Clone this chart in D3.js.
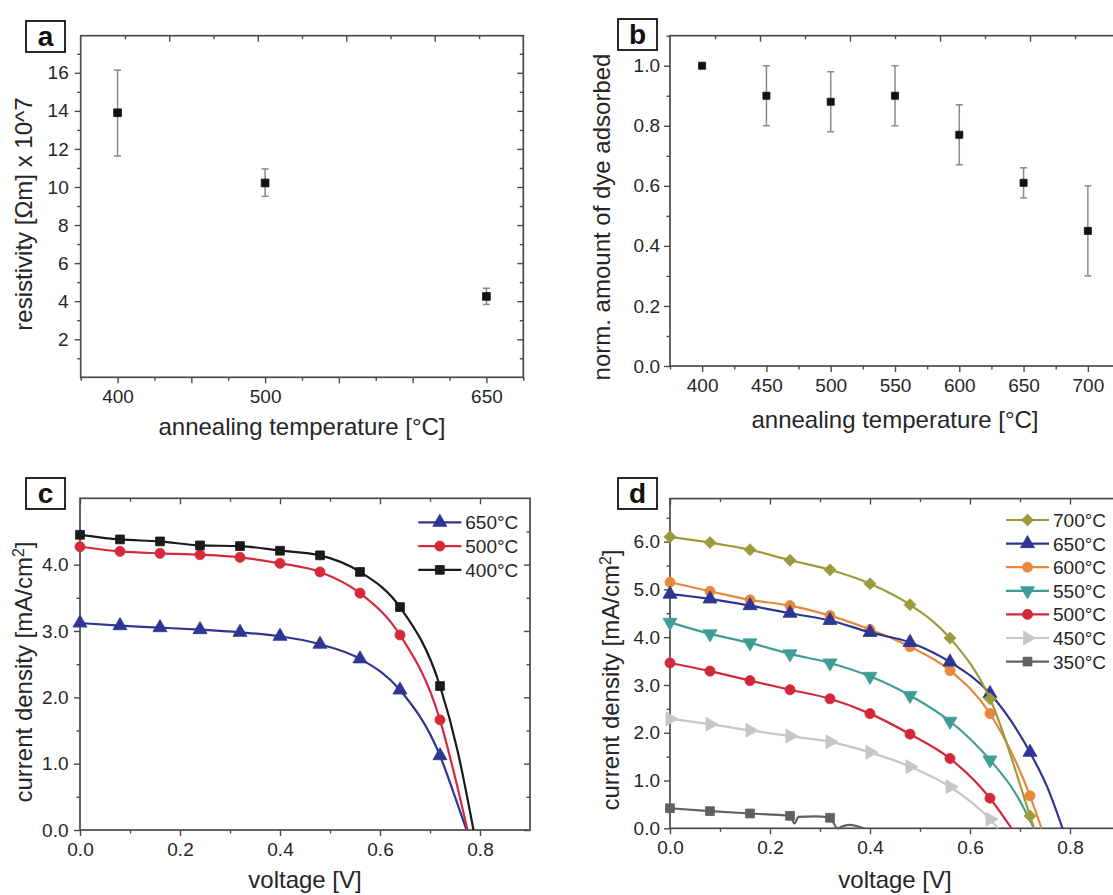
<!DOCTYPE html>
<html><head><meta charset="utf-8">
<script src="https://cdn.jsdelivr.net/npm/d3@7"></script>
<style>
body{margin:0;background:#fff;}
svg{display:block;font-family:"Liberation Sans",Arial,Helvetica,sans-serif;}
</style></head><body>
<svg id="chart" width="1113" height="895"></svg>
<script>
// ---------- Panel a : resistivity ----------
const aTemps = [400, 500, 650];
const aResist = [13.9, 10.21, 4.25];
const aErrLow = [11.63, 9.51, 3.83];
const aErrHigh = [16.14, 10.95, 4.68];
const aXTicks = [400, 450, 500, 550, 600, 650];
const aXLabels = ["400", "", "500", "", "", "650"];
const aYTicks = [2, 4, 6, 8, 10, 12, 14, 16];

// ---------- Panel b : dye adsorbed ----------
const bTemps = [400, 450, 500, 550, 600, 650, 700];
const bDye = [1.0, 0.90, 0.88, 0.90, 0.77, 0.61, 0.45];
const bErrLow = [1.0, 0.80, 0.78, 0.80, 0.67, 0.56, 0.30];
const bErrHigh = [1.0, 1.0, 0.98, 1.0, 0.87, 0.66, 0.60];
const bXTicks = [400, 450, 500, 550, 600, 650, 700];
const bYTicks = [0, 0.2, 0.4, 0.6, 0.8, 1.0];

// ---------- Panel c : J-V curves ----------
const cVolt = [0, 0.08, 0.16, 0.24, 0.32, 0.40, 0.48, 0.56, 0.64, 0.72];
const c400 = [4.45, 4.38, 4.35, 4.29, 4.28, 4.21, 4.14, 3.89, 3.36, 2.17];
const c500 = [4.27, 4.20, 4.17, 4.15, 4.11, 4.02, 3.89, 3.57, 2.94, 1.66];
const c650 = [3.12, 3.08, 3.05, 3.02, 2.98, 2.92, 2.80, 2.58, 2.11, 1.12];
const c400Tail = [[0.755, 1.20], [0.787, 0]];
const c500Tail = [[0.75, 0.80], [0.775, 0]];
const c650Tail = [[0.75, 0.50], [0.773, 0]];
const cXTicks = [0, 0.2, 0.4, 0.6, 0.8];
const cYTicks = [0, 1, 2, 3, 4];

// ---------- Panel d : J-V curves ----------
const dVolt = [0, 0.08, 0.16, 0.24, 0.32, 0.40, 0.48, 0.56, 0.64, 0.72];
const d700 = [6.10, 5.98, 5.83, 5.61, 5.41, 5.12, 4.68, 3.98, 2.71, 0.26];
const d650 = [4.90, 4.80, 4.66, 4.50, 4.35, 4.10, 3.89, 3.48, 2.82, 1.59];
const d600 = [5.15, 4.96, 4.78, 4.66, 4.45, 4.16, 3.80, 3.30, 2.40, 0.68];
const d550 = [4.31, 4.07, 3.88, 3.65, 3.46, 3.18, 2.78, 2.24, 1.43];
const d500 = [3.46, 3.29, 3.09, 2.90, 2.71, 2.40, 1.97, 1.46, 0.63];
const d450 = [2.29, 2.18, 2.05, 1.93, 1.81, 1.59, 1.29, 0.87, 0.19];
const d350 = [0.42, 0.36, 0.31, 0.26, 0.22];
const d700Tail = [[0.728, 0]];
const d650Tail = [[0.755, 0.85], [0.785, 0]];
const d600Tail = [[0.743, 0]];
const d550Tail = [[0.69, 0.75], [0.728, 0]];
const d500Tail = [[0.683, 0]];
const d450Tail = [[0.656, 0]];
const d350Extra = [[0.249, 0.10], [0.257, 0.24], [0.29, 0.25], [0.335, 0], [0.345, 0.04], [0.36, 0.07], [0.372, 0.05], [0.388, 0]];
const dXTicks = [0, 0.2, 0.4, 0.6, 0.8];
const dYTicks = [0, 1, 2, 3, 4, 5, 6];

// ---------- drawing ----------
const svg = d3.select("#chart");
svg.append("rect").attr("width", 1113).attr("height", 895).attr("fill", "#fff");
const AXIS = "#4a4a4a", TXT = "#262626";
const TICKFONT = 19, TITLEFONT = 24;

function styleAxis(sel) {
  sel.select(".domain").remove();
  sel.selectAll(".tick line").attr("stroke", AXIS).attr("stroke-width", 1.4);
  sel.selectAll(".tick text").attr("fill", TXT).style("font-size", TICKFONT + "px");
}
function range(a, b, s) { const r = []; for (let v = a; v <= b + 1e-9; v += s) r.push(+v.toFixed(4)); return r; }

function panel(cfg) {
  const g = svg.append("g");
  const x = d3.scaleLinear().domain(cfg.xDomain).range([cfg.left, cfg.right]);
  const y = d3.scaleLinear().domain(cfg.yDomain).range([cfg.bottom, cfg.top]);
  // bottom
  g.append("g").attr("transform", `translate(0,${cfg.bottom})`)
    .call(d3.axisBottom(x).tickValues(cfg.xMajor).tickSize(6).tickPadding(6.5).tickFormat(cfg.xFmt)).call(styleAxis);
  g.append("g").attr("transform", `translate(0,${cfg.bottom})`)
    .call(d3.axisBottom(x).tickValues(cfg.xMinor).tickSize(3.5).tickFormat("")).call(styleAxis);
  // left
  g.append("g").attr("transform", `translate(${cfg.left},0)`)
    .call(d3.axisLeft(y).tickValues(cfg.yMajor).tickSize(6).tickPadding(cfg.yPad).tickFormat(cfg.yFmt)).call(styleAxis);
  g.append("g").attr("transform", `translate(${cfg.left},0)`)
    .call(d3.axisLeft(y).tickValues(cfg.yMinor).tickSize(3.5).tickFormat("")).call(styleAxis);
  // right (inward)
  g.append("g").attr("transform", `translate(${cfg.right},0)`)
    .call(d3.axisRight(y).tickValues(cfg.yMajor).tickSize(-6).tickFormat("")).call(styleAxis);
  g.append("g").attr("transform", `translate(${cfg.right},0)`)
    .call(d3.axisRight(y).tickValues(cfg.yMinor).tickSize(-3.5).tickFormat("")).call(styleAxis);
  // top (inward)
  if (cfg.topMirror) {
    g.append("g").attr("transform", `translate(0,${cfg.top})`)
      .call(d3.axisTop(x).tickValues(cfg.xMajor).tickSize(-6).tickFormat("")).call(styleAxis);
    g.append("g").attr("transform", `translate(0,${cfg.top})`)
      .call(d3.axisTop(x).tickValues(cfg.xMinor).tickSize(-3.5).tickFormat("")).call(styleAxis);
  } else {
    const t = d3.scaleLinear().domain([0, 10]).range([cfg.left, cfg.right]);
    g.append("g").attr("transform", `translate(0,${cfg.top})`)
      .call(d3.axisTop(t).tickValues([2, 4, 6, 8]).tickSize(-6).tickFormat("")).call(styleAxis);
    g.append("g").attr("transform", `translate(0,${cfg.top})`)
      .call(d3.axisTop(t).tickValues([1, 3, 5, 7, 9]).tickSize(-3.5).tickFormat("")).call(styleAxis);
  }
  // frame
  g.append("rect").attr("x", cfg.left).attr("y", cfg.top)
    .attr("width", cfg.right - cfg.left).attr("height", cfg.bottom - cfg.top)
    .attr("fill", "none").attr("stroke", AXIS).attr("stroke-width", 1.7);
  // titles
  g.append("text").attr("x", (cfg.left + cfg.right) / 2).attr("y", cfg.xTitleY)
    .attr("text-anchor", "middle").attr("fill", TXT).style("font-size", TITLEFONT + "px").text(cfg.xTitle);
  const yt = g.append("text").attr("transform", `translate(${cfg.yTitleX},${cfg.yTitleCY}) rotate(-90)`)
    .attr("text-anchor", "middle").attr("fill", TXT).style("font-size", TITLEFONT + "px");
  cfg.yTitle(yt);
  // panel letter
  g.append("rect").attr("x", cfg.box[0]).attr("y", cfg.box[1]).attr("width", 39).attr("height", 31)
    .attr("fill", "#fff").attr("stroke", "#111").attr("stroke-width", 1.8);
  g.append("text").attr("x", cfg.box[0] + 19.5).attr("y", cfg.box[1] + 25).attr("text-anchor", "middle")
    .attr("fill", "#111").style("font-size", "28px").style("font-weight", "bold").text(cfg.letter);
  return { g, x, y };
}

function jTitle(t) {
  t.append("tspan").text("current density [mA/cm");
  t.append("tspan").attr("baseline-shift", "super").style("font-size", "16px").text("2");
  t.append("tspan").text("]");
}

const sym = {
  square: { type: d3.symbolSquare, rot: 0, size: 78 },
  circle: { type: d3.symbolCircle, rot: 0, size: 80 },
  up: { type: d3.symbolTriangle, rot: 0, size: 85 },
  down: { type: d3.symbolTriangle, rot: 180, size: 85 },
  right: { type: d3.symbolTriangle, rot: 90, size: 85 },
  diamond: { type: d3.symbolSquare, rot: 45, size: 72 }
};
function marker(g, cx, cy, s, color, sizeOverride) {
  const sd = sym[s];
  g.append("path").attr("d", d3.symbol().type(sd.type).size(sizeOverride || sd.size)())
    .attr("transform", `translate(${cx},${cy}) rotate(${sd.rot})`)
    .attr("fill", color).attr("stroke", color).attr("stroke-width", 0.8);
}

// ---- Panel a ----
const pa = panel({
  left: 80.7, right: 523.3, top: 35.7, bottom: 377.3,
  xDomain: [375, 675], yDomain: [0, 17.95],
  xMajor: aXTicks, xMinor: range(375, 675, 50), xFmt: (d, i) => aXLabels[aXTicks.indexOf(d)],
  yMajor: aYTicks, yMinor: range(1, 17, 2), yFmt: d3.format("d"), yPad: 6,
  topMirror: false,
  xTitle: "annealing temperature [°C]", xTitleY: 435,
  yTitle: t => t.text("resistivity [Ωm] x 10^7"), yTitleX: 32, yTitleCY: 214,
  box: [26, 21], letter: "a"
});
aTemps.forEach((T, i) => {
  const cx = pa.x(T);
  pa.g.append("line").attr("x1", cx).attr("x2", cx).attr("y1", pa.y(aErrLow[i])).attr("y2", pa.y(aErrHigh[i]))
    .attr("stroke", "#8a8a8a").attr("stroke-width", 1.5);
  [aErrLow[i], aErrHigh[i]].forEach(v => pa.g.append("line").attr("x1", cx - 3.5).attr("x2", cx + 3.5)
    .attr("y1", pa.y(v)).attr("y2", pa.y(v)).attr("stroke", "#8a8a8a").attr("stroke-width", 1.5));
  marker(pa.g, cx, pa.y(aResist[i]), "square", "#111", 60);
});

// ---- Panel b ----
const pb = panel({
  left: 670, right: 1120, top: 35.7, bottom: 366,
  xDomain: [375, 725], yDomain: [0, 1.1],
  xMajor: bXTicks, xMinor: range(375, 725, 50), xFmt: d3.format("d"),
  yMajor: bYTicks, yMinor: range(0.1, 1.1, 0.2), yFmt: d3.format(".1f"), yPad: 4,
  topMirror: false,
  xTitle: "annealing temperature [°C]", xTitleY: 428,
  yTitle: t => t.text("norm. amount of dye adsorbed"), yTitleX: 610, yTitleCY: 217,
  box: [618, 19], letter: "b"
});
bTemps.forEach((T, i) => {
  const cx = pb.x(T);
  if (bErrHigh[i] > bErrLow[i]) {
    pb.g.append("line").attr("x1", cx).attr("x2", cx).attr("y1", pb.y(bErrLow[i])).attr("y2", pb.y(bErrHigh[i]))
      .attr("stroke", "#8a8a8a").attr("stroke-width", 1.5);
    [bErrLow[i], bErrHigh[i]].forEach(v => pb.g.append("line").attr("x1", cx - 3.5).attr("x2", cx + 3.5)
      .attr("y1", pb.y(v)).attr("y2", pb.y(v)).attr("stroke", "#8a8a8a").attr("stroke-width", 1.5));
  }
  marker(pb.g, cx, pb.y(bDye[i]), "square", "#111", 50);
});

// ---- line series helper ----
function drawSeries(p, volts, vals, extra, color, shape) {
  const pts = volts.slice(0, vals.length).map((v, i) => [v, vals[i]]).concat(extra).sort((a, b) => a[0] - b[0]);
  const line = d3.line().x(d => p.x(d[0])).y(d => p.y(d[1])).curve(d3.curveMonotoneX);
  p.g.append("path").attr("d", line(pts)).attr("fill", "none").attr("stroke", color).attr("stroke-width", 2.2);
  vals.forEach((v, i) => marker(p.g, p.x(volts[i]), p.y(v), shape, color));
}
function legend(p, items, x0, y0, dy) {
  items.forEach((it, i) => {
    const yy = y0 + i * dy;
    p.g.append("line").attr("x1", x0).attr("x2", x0 + 43).attr("y1", yy).attr("y2", yy)
      .attr("stroke", it.color).attr("stroke-width", 2.2);
    marker(p.g, x0 + 21.5, yy, it.shape, it.color);
    p.g.append("text").attr("x", x0 + 47).attr("y", yy + 7).attr("fill", TXT)
      .style("font-size", "19px").text(it.label);
  });
}

// ---- Panel c ----
const pc = panel({
  left: 80, right: 530, top: 498.3, bottom: 830,
  xDomain: [0, 0.9], yDomain: [0, 5],
  xMajor: cXTicks, xMinor: [0.1, 0.3, 0.5, 0.7], xFmt: d3.format(".1f"),
  yMajor: cYTicks, yMinor: [0.5, 1.5, 2.5, 3.5, 4.5], yFmt: d3.format(".1f"), yPad: 5.5,
  topMirror: true,
  xTitle: "voltage [V]", xTitleY: 888,
  yTitle: jTitle, yTitleX: 32, yTitleCY: 672,
  box: [26, 478], letter: "c"
});
const cBlue = "#2e3592", cRed = "#d62a3c", cBlack = "#1a1a1a";
drawSeries(pc, cVolt, c650, c650Tail, cBlue, "up");
drawSeries(pc, cVolt, c500, c500Tail, cRed, "circle");
drawSeries(pc, cVolt, c400, c400Tail, cBlack, "square");
legend(pc, [
  { label: "650°C", color: cBlue, shape: "up" },
  { label: "500°C", color: cRed, shape: "circle" },
  { label: "400°C", color: cBlack, shape: "square" }
], 418.3, 522.3, 23.8);

// ---- Panel d ----
const pd = panel({
  left: 670, right: 1120, top: 498.6, bottom: 828.3,
  xDomain: [0, 0.9], yDomain: [0, 6.9],
  xMajor: dXTicks, xMinor: [0.1, 0.3, 0.5, 0.7], xFmt: d3.format(".1f"),
  yMajor: dYTicks, yMinor: [0.5, 1.5, 2.5, 3.5, 4.5, 5.5, 6.5], yFmt: d3.format(".1f"), yPad: 4,
  topMirror: true,
  xTitle: "voltage [V]", xTitleY: 888,
  yTitle: jTitle, yTitleX: 619, yTitleCY: 680,
  box: [618, 478], letter: "d"
});
const col = { c700: "#9c9b3c", c650: "#2e3592", c600: "#e9883c", c550: "#3f9d95", c500: "#d2283b", c450: "#c6c6c6", c350: "#606060" };
drawSeries(pd, dVolt, d350, d350Extra, col.c350, "square");
drawSeries(pd, dVolt, d450, d450Tail, col.c450, "right");
drawSeries(pd, dVolt, d500, d500Tail, col.c500, "circle");
drawSeries(pd, dVolt, d550, d550Tail, col.c550, "down");
drawSeries(pd, dVolt, d600, d600Tail, col.c600, "circle");
drawSeries(pd, dVolt, d650, d650Tail, col.c650, "up");
drawSeries(pd, dVolt, d700, d700Tail, col.c700, "diamond");
legend(pd, [
  { label: "700°C", color: col.c700, shape: "diamond" },
  { label: "650°C", color: col.c650, shape: "up" },
  { label: "600°C", color: col.c600, shape: "circle" },
  { label: "550°C", color: col.c550, shape: "down" },
  { label: "500°C", color: col.c500, shape: "circle" },
  { label: "450°C", color: col.c450, shape: "right" },
  { label: "350°C", color: col.c350, shape: "square" }
], 1006, 520, 23.6);
</script></body></html>
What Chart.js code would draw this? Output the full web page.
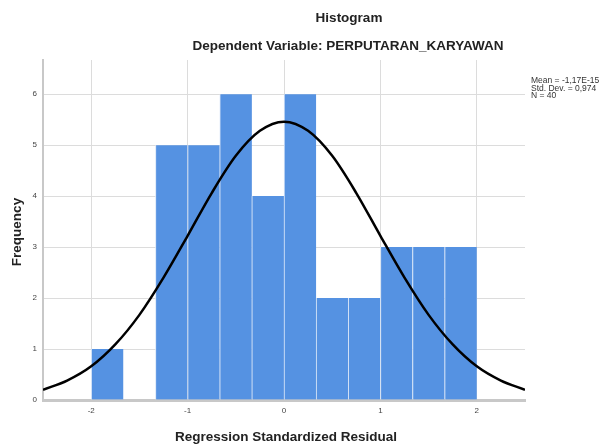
<!DOCTYPE html>
<html>
<head>
<meta charset="utf-8">
<script src="https://cdn.jsdelivr.net/npm/chart.js@4.4.1/dist/chart.umd.min.js"></script>
<style>
  html, body { margin: 0; padding: 0; background: #fff; }
  #wrap { width: 599px; height: 445px; position: relative; }
</style>
</head>
<body>
<div id="wrap"><canvas id="c"></canvas></div>
<script>
// histogram bins (center of each 1/3-wide bin) and counts
const binCenters = [-1.833, -1.5, -1.167, -0.833, -0.5, -0.167, 0.167, 0.5, 0.833, 1.167, 1.5, 1.833];
const binCounts  = [1, 0, 5, 5, 6, 4, 6, 2, 2, 3, 3, 3];

// normal curve
const curveX = [-2.5, -2.25, -2, -1.75, -1.5, -1.25, -1, -0.75, -0.5, -0.25, 0,
                0.25, 0.5, 0.75, 1, 1.25, 1.5, 1.75, 2, 2.25, 2.5];
const curveY = [0.20, 0.38, 0.66, 1.09, 1.67, 2.40, 3.22, 4.06, 4.79, 5.28, 5.46,
                5.28, 4.79, 4.06, 3.22, 2.40, 1.67, 1.09, 0.66, 0.38, 0.20];

const xTicks = [-2, -1, 0, 1, 2];
const yTicks = [0, 1, 2, 3, 4, 5, 6];
const statLines = ['Mean = -1,17E-15', 'Std. Dev. = 0,974', 'N = 40'];

const FONT = 'Arial, "Liberation Sans", sans-serif';

// titles, axis titles and the stats box are drawn by hand
const textPlugin = {
  id: 'spssText',
  afterDraw(chart) {
    const { ctx, chartArea } = chart;
    ctx.save();
    ctx.fillStyle = '#222';
    ctx.textAlign = 'center';
    ctx.textBaseline = 'middle';
    ctx.font = 'bold 13.5px ' + FONT;
    ctx.fillText('Histogram', 349, 18);
    ctx.fillText('Dependent Variable: PERPUTARAN_KARYAWAN', 348, 46);
    ctx.fillText('Regression Standardized Residual', 286, 437);
    ctx.translate(17, 232);
    ctx.rotate(-Math.PI / 2);
    ctx.fillText('Frequency', 0, 0);
    ctx.restore();

    ctx.save();
    ctx.fillStyle = '#333';
    ctx.font = '8.5px ' + FONT;
    ctx.textAlign = 'left';
    ctx.textBaseline = 'middle';
    statLines.forEach((t, i) => ctx.fillText(t, 531, 81 + i * 7.5));
    ctx.restore();
  },
};

const keepTicks = list => scale => {
  scale.ticks = list.map(v => ({ value: v }));
};

new Chart(document.getElementById('c'), {
  data: {
    datasets: [
      {
        type: 'line',
        data: curveX.map((x, i) => ({ x, y: curveY[i] })),
        borderColor: '#000',
        borderWidth: 2.5,
        pointRadius: 0,
        fill: false,
        cubicInterpolationMode: 'monotone',
        order: 0,
      },
      {
        type: 'bar',
        data: binCenters.map((x, i) => ({ x, y: binCounts[i] })),
        backgroundColor: '#5592e2',
        borderColor: '#dce8f8',
        borderWidth: { left: 1, right: 0, top: 0, bottom: 0 },
        borderSkipped: false,
        barPercentage: 1,
        categoryPercentage: 1,
        order: 1,
      },
    ],
  },
  options: {
    responsive: true,
    maintainAspectRatio: false,
    animation: false,
    layout: { padding: { top: 60, right: 74, left: 0, bottom: 0 } },
    plugins: { legend: { display: false }, tooltip: { enabled: false } },
    scales: {
      x: {
        type: 'linear',
        min: -2.5,
        max: 2.5,
        offset: false,
        afterBuildTicks: keepTicks(xTicks),
        afterFit(s) { s.height = 45; },
        ticks: { font: { size: 8, family: FONT }, color: '#444', padding: 6, maxRotation: 0 },
        grid: { color: '#dcdcdc', lineWidth: 1, drawTicks: false, offset: false },
        border: { color: '#c8c8c8', width: 3 },
      },
      y: {
        type: 'linear',
        min: 0,
        max: 6.67,
        afterBuildTicks: keepTicks(yTicks),
        afterFit(s) { s.width = 43; },
        ticks: { font: { size: 8, family: FONT }, color: '#444', padding: 6 },
        grid: { color: '#dcdcdc', lineWidth: 1, drawTicks: false },
        border: { color: '#c8c8c8', width: 2 },
      },
    },
  },
  plugins: [textPlugin],
});
</script>
</body>
</html>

-=-=-=-=-

The request:
Your task is to retype exactly the lines from the one containing "What Chart.js code" through the one containing "2, 2, 3, 3, 3];", leaving every picture out.

Task output:
What Chart.js code would draw this? Output the full web page.
<!DOCTYPE html>
<html>
<head>
<meta charset="utf-8">
<script src="https://cdn.jsdelivr.net/npm/chart.js@4.4.1/dist/chart.umd.min.js"></script>
<style>
  html, body { margin: 0; padding: 0; background: #fff; }
  #wrap { width: 599px; height: 445px; position: relative; }
</style>
</head>
<body>
<div id="wrap"><canvas id="c"></canvas></div>
<script>
// histogram bins (center of each 1/3-wide bin) and counts
const binCenters = [-1.833, -1.5, -1.167, -0.833, -0.5, -0.167, 0.167, 0.5, 0.833, 1.167, 1.5, 1.833];
const binCounts  = [1, 0, 5, 5, 6, 4, 6, 2, 2, 3, 3, 3];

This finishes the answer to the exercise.